Nevi menambahkan, saat ini harga komoditas energi dan sumber daya mineral, seperti minyak mentah, crude palm oil (CPO), dan komoditas mineral seperti nikel dan batu bara sudah melonjak. Harganya diperkirakan akan semakin melambung seiring pecahnya perang rusia-Ukraina. Hal ini akan membuat permintaan dunia tinggi, sementara pasokan berkurang, sehingga inflasi akan meningkat, termasuk di Indonesia.
“Pemerintah harus memastikan stok kebutuhan pangan tercukupi untuk 6 bulan ke depan. Negara mesti dapat memanfaatkan penggunaan sumberdaya dalam negeri untuk memenuhi kebutuhan pangan dan bahan baku yang terkait dengan energi (seperti batubara untuk listrik), sebagai upaya mengurangi ketergantungan terhadap impor,” tutur legislator dapil Sumatera Barat II tersebut. Ia juga mengingatkan bahwa nilai impor minyak goreng negara sangat tinggi, padahal Indonesia termasuk produsen minyak goreng terbesar di dunia.
Data menunjukkan pada tahun lalu importasi minyak goreng mencapai 93,3 juta dolar AS atau Rp1,34 triliun (kurs Rp14.408 per dolar AS). Nilai ini naik 38,34 persen dibandingkan tahun sebelumnya.

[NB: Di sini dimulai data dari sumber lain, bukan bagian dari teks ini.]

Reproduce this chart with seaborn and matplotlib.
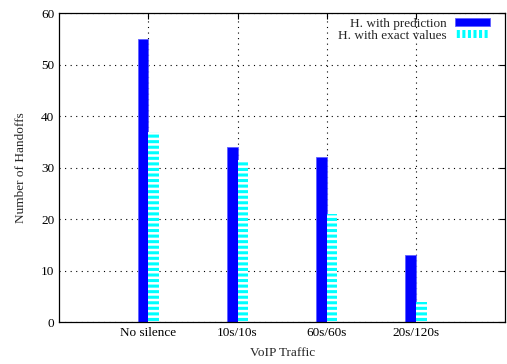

Secara rinci impor minyak goreng berasal dari lima negara utama. Terbesar dari negara tetangga Malaysia sebanyak 19,26 juta dan kemudian disusul dari negara Thailand sebanyak 16,5 juta kilogram. Selanjutnya impor berasal dari Australia dengan volume sebanyak 6 juta kg, serta dari Spanyol sebanyak 1,3 juta kg dan dari Italia sebanyak 1,29 juta kg.